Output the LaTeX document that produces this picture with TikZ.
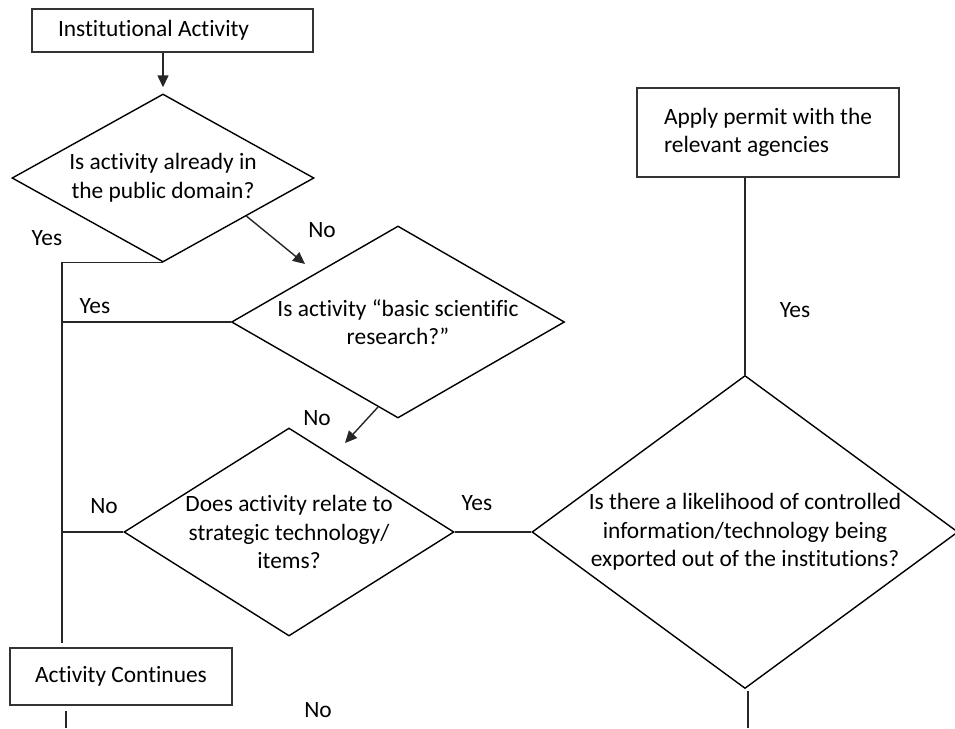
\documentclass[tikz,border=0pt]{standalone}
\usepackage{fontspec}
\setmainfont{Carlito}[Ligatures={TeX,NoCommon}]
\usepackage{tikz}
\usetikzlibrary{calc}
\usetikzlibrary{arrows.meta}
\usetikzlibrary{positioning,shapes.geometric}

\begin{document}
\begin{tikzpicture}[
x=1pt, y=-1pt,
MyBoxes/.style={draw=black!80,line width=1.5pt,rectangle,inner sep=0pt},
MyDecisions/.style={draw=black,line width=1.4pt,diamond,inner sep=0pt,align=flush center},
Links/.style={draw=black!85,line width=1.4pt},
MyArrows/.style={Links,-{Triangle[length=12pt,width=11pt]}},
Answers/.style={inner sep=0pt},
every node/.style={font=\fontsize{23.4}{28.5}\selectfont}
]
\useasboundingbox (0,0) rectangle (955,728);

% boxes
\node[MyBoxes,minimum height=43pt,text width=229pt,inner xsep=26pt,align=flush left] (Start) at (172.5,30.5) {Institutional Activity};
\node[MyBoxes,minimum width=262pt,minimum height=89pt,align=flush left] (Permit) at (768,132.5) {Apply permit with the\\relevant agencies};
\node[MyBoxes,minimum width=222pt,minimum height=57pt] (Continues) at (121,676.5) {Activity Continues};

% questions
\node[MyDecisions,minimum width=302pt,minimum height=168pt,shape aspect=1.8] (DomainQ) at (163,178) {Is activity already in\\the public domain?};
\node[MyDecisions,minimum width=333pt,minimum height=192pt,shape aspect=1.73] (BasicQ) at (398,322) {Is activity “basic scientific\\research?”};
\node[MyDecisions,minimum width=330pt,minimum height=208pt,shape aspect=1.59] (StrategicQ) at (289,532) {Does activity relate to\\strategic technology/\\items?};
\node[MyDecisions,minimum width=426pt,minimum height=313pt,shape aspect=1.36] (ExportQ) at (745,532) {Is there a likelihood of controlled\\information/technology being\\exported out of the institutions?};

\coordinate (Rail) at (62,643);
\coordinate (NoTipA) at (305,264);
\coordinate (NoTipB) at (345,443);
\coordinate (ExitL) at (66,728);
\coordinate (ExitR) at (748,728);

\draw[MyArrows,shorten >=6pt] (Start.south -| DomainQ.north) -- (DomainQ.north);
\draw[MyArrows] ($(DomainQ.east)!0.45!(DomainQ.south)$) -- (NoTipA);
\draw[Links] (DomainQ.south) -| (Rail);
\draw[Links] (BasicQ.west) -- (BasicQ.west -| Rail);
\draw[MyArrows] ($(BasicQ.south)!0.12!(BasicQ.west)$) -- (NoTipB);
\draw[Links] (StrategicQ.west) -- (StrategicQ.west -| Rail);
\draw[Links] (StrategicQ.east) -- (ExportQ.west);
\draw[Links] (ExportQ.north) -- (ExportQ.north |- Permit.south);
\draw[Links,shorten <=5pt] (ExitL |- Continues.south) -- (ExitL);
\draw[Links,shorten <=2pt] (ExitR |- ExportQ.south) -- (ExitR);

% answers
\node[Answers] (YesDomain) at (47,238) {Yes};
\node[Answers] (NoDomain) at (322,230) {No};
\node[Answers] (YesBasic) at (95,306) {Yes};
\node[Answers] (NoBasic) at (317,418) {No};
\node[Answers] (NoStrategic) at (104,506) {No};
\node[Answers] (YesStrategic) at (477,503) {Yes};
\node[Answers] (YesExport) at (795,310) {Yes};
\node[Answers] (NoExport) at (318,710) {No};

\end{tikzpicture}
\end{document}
------------------------------------------------------------------------
» **Work to be completed**: Working from the lines above, reproduce the material exactly and exclude its pictures.

» **Result of this task**:
Output the LaTeX document that produces this picture with TikZ.
\documentclass[tikz,border=0pt]{standalone}
\usepackage{fontspec}
\setmainfont{Carlito}[Ligatures={TeX,NoCommon}]
\usepackage{tikz}
\usetikzlibrary{calc}
\usetikzlibrary{arrows.meta}
\usetikzlibrary{positioning,shapes.geometric}

\begin{document}
\begin{tikzpicture}[
x=1pt, y=-1pt,
MyBoxes/.style={draw=black!80,line width=1.5pt,rectangle,inner sep=0pt},
MyDecisions/.style={draw=black,line width=1.4pt,diamond,inner sep=0pt,align=flush center},
Links/.style={draw=black!85,line width=1.4pt},
MyArrows/.style={Links,-{Triangle[length=12pt,width=11pt]}},
Answers/.style={inner sep=0pt},
every node/.style={font=\fontsize{23.4}{28.5}\selectfont}
]
\useasboundingbox (0,0) rectangle (955,728);

% boxes
\node[MyBoxes,minimum height=43pt,text width=229pt,inner xsep=26pt,align=flush left] (Start) at (172.5,30.5) {Institutional Activity};
\node[MyBoxes,minimum width=262pt,minimum height=89pt,align=flush left] (Permit) at (768,132.5) {Apply permit with the\\relevant agencies};
\node[MyBoxes,minimum width=222pt,minimum height=57pt] (Continues) at (121,676.5) {Activity Continues};

% questions
\node[MyDecisions,minimum width=302pt,minimum height=168pt,shape aspect=1.8] (DomainQ) at (163,178) {Is activity already in\\the public domain?};
\node[MyDecisions,minimum width=333pt,minimum height=192pt,shape aspect=1.73] (BasicQ) at (398,322) {Is activity “basic scientific\\research?”};
\node[MyDecisions,minimum width=330pt,minimum height=208pt,shape aspect=1.59] (StrategicQ) at (289,532) {Does activity relate to\\strategic technology/\\items?};
\node[MyDecisions,minimum width=426pt,minimum height=313pt,shape aspect=1.36] (ExportQ) at (745,532) {Is there a likelihood of controlled\\information/technology being\\exported out of the institutions?};

\coordinate (Rail) at (62,643);
\coordinate (NoTipA) at (305,264);
\coordinate (NoTipB) at (345,443);
\coordinate (ExitL) at (66,728);
\coordinate (ExitR) at (748,728);

\draw[MyArrows,shorten >=6pt] (Start.south -| DomainQ.north) -- (DomainQ.north);
\draw[MyArrows] ($(DomainQ.east)!0.45!(DomainQ.south)$) -- (NoTipA);
\draw[Links] (DomainQ.south) -| (Rail);
\draw[Links] (BasicQ.west) -- (BasicQ.west -| Rail);
\draw[MyArrows] ($(BasicQ.south)!0.12!(BasicQ.west)$) -- (NoTipB);
\draw[Links] (StrategicQ.west) -- (StrategicQ.west -| Rail);
\draw[Links] (StrategicQ.east) -- (ExportQ.west);
\draw[Links] (ExportQ.north) -- (ExportQ.north |- Permit.south);
\draw[Links,shorten <=5pt] (ExitL |- Continues.south) -- (ExitL);
\draw[Links,shorten <=2pt] (ExitR |- ExportQ.south) -- (ExitR);

% answers
\node[Answers] (YesDomain) at (47,238) {Yes};
\node[Answers] (NoDomain) at (322,230) {No};
\node[Answers] (YesBasic) at (95,306) {Yes};
\node[Answers] (NoBasic) at (317,418) {No};
\node[Answers] (NoStrategic) at (104,506) {No};
\node[Answers] (YesStrategic) at (477,503) {Yes};
\node[Answers] (YesExport) at (795,310) {Yes};
\node[Answers] (NoExport) at (318,710) {No};

\end{tikzpicture}
\end{document}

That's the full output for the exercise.